### Record excerpts

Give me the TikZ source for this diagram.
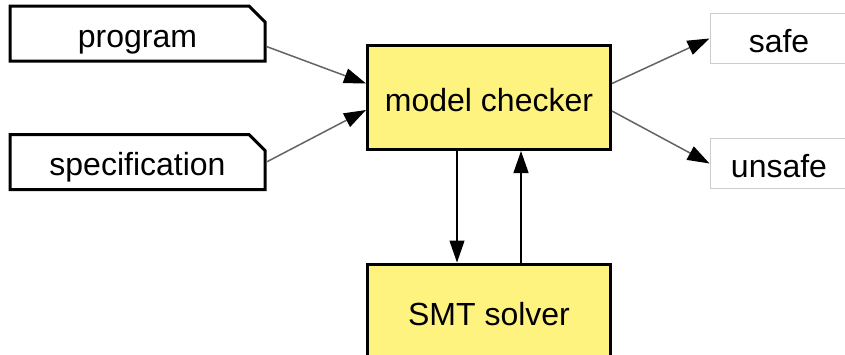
\documentclass[tikz,border=0pt]{standalone}
\usepackage{fontspec}
\setmainfont{Liberation Sans}
\usetikzlibrary{arrows.meta,shapes.misc}
\definecolor{boxyellow}{RGB}{255,243,128}
\definecolor{linegray}{RGB}{100,100,100}
\definecolor{framegray}{RGB}{205,205,205}
\tikzset{
  label text/.style={text height=33pt, text depth=6pt},
  inbox/.style={chamfered rectangle, chamfered rectangle corners=north east,
    chamfered rectangle xsep=8pt, chamfered rectangle ysep=8pt,
    draw, line width=3pt, fill=white, inner sep=0pt, label text,
    minimum width=255pt, minimum height=49pt},
  toolbox/.style={rectangle, draw, line width=3pt, fill=boxyellow, inner sep=0pt,
    label text, minimum width=243pt},
  outbox/.style={rectangle, draw=framegray, line width=1pt, inner sep=0pt,
    label text, minimum width=138pt, minimum height=50pt},
  feed/.style={->, draw=linegray, line width=1.5pt},
  query/.style={->, line width=1.2pt}
}
\begin{document}
\begin{tikzpicture}[x=1pt, y=-1pt, font=\fontsize{32}{38}\selectfont,
  >={Triangle[length=22pt,width=15pt,color=black]}]
\useasboundingbox (0,0) rectangle (845,354);
% inputs
\node[inbox] (prog) at (137.5,33.5) {program};
\node[inbox] (spec) at (137.5,162) {specification};
% tools
\node[toolbox, minimum height=104pt] (mc) at (489,97.5) {model checker};
\node[toolbox, minimum height=96pt] (smt) at (489,312) {SMT solver};
% results
\node[outbox] (safe) at (779,38.5) {safe};
\node[outbox] (unsafe) at (779,163.5) {unsafe};
\draw[feed] ([yshift=-13pt]prog.east) -- ([yshift=14pt]mc.west);
\draw[feed] (spec.east) -- ([yshift=-12.5pt]mc.west);
\draw[feed] ([yshift=14pt]mc.east) -- (safe.west);
\draw[feed] ([yshift=-13.5pt]mc.east) -- (unsafe.west);
\draw[query] ([xshift=-32pt]mc.south) -- ([xshift=-32pt]smt.north);
\draw[query] ([xshift=32pt]smt.north) -- ([xshift=32pt]mc.south);
\end{tikzpicture}
\end{document}
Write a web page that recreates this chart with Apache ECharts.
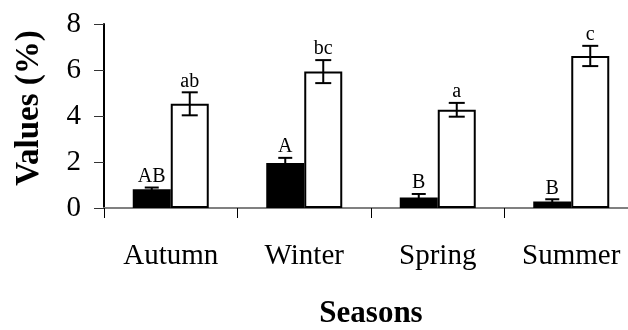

### Required work
Go through the material and copy out every line with "this" in it.

### Solution below
Give me the TikZ source for this diagram.
Write a web page that recreates this chart with Apache ECharts.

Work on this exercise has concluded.